Here's some of Carol's favorite apple recipes from the Fenton Apple Orchard in Sandy River Apples.....
This recipe is just perfect on a hot summer day. The pie is cold and a
little tart. The whipped creme makes it melt in your mouth. Sometimes
I make it in a jelly roll pan ( a big rectangle) then I slice it into square,
bite size pieces. Stick a toothpick in it and you have a little bit of heaven
on a stick.
"Cidah Pie"5 cups of cider
3/4 cups of sugar
10 Tablespoons of corn starch
1 teaspoon nutmeg
Bring all ingredients to a boil and cook until it thickens stirring with a
wire whisk. Pour into a pre-baked pie shell. Refrigerate over night and
serve with whipped creme.
Apple Cranberry Pie
3 cups peeled, sliced apples
1/2 cup of sugar
3 Tab. flour
1/2 tsp. cinnamon
1/4 tsp nutmeg
2 Tab. butter (melted)
1 (16 oz.) can whole cranberry sauce
Make pie crust for a two-crust pie and use a 9" pie pan. Heat oven to
425 degrees F. In large bowl, combine all filling ingredients; mix lightly.
Spoon into crust-lined pan. Top with second crust; seal edges and flute.
Cut slits in top crust.
Bake at 425 degrees F for 40 to 50 minutes or until crust is golden brown
and apples are tender.

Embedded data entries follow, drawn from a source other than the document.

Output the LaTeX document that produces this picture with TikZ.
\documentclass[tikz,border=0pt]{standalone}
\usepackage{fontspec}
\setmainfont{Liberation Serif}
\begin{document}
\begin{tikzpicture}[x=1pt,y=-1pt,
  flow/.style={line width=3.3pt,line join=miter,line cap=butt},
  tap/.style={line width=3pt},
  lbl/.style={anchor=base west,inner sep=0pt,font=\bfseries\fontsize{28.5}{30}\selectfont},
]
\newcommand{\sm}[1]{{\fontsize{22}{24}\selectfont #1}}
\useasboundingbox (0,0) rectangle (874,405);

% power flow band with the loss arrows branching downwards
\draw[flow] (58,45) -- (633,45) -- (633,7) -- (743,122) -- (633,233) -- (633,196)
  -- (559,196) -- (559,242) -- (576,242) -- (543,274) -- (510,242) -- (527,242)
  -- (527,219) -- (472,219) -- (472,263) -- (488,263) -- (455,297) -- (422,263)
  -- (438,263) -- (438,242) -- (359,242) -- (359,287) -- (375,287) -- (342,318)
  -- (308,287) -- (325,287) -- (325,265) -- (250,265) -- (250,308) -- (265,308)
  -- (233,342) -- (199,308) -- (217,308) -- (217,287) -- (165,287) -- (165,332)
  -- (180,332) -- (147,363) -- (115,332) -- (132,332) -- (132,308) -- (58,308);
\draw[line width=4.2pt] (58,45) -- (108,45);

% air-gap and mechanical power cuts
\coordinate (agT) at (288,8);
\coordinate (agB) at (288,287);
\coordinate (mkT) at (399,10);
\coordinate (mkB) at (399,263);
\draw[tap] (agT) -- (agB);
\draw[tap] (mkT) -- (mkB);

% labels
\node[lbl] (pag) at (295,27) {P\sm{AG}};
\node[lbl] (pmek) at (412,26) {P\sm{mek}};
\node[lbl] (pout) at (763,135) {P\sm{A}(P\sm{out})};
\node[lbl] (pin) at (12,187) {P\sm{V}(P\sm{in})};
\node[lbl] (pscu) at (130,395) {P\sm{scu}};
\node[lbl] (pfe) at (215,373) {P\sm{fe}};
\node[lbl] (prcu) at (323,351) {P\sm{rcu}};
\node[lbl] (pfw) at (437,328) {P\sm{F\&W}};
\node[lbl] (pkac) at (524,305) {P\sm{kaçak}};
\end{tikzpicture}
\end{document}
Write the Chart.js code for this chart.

If necessary, cover edge of crust with strips of foil
after 20 min. of baking to prevent excessive browning. Serves 8.
Leona Davis of Mercer, Maine taught Carol this recipe. You can keep the
dough for about a week in the refrigerator which is a good thing.
Leona's Pie Crust5 cups of flour
2/3 cup cold water
1 lg. egg
1 rounded tsp. of sugar
1 pound of Crisco
1 Tab. white vinegar
Sift flour, sugar and salt. Cut Crisco into flour until it is crumbly. Beat egg,
water, and vinegar. Mix into crumbly flour. Make a ball ( I use my hands for
this) and place in tinfoil in the refrigerator for 1/2 hour. Roll out dough on
floured surface.If you need a baked shell. Bake it 10 min. at 450 degrees F.
Martha Stewart has nothing over these recipes!!!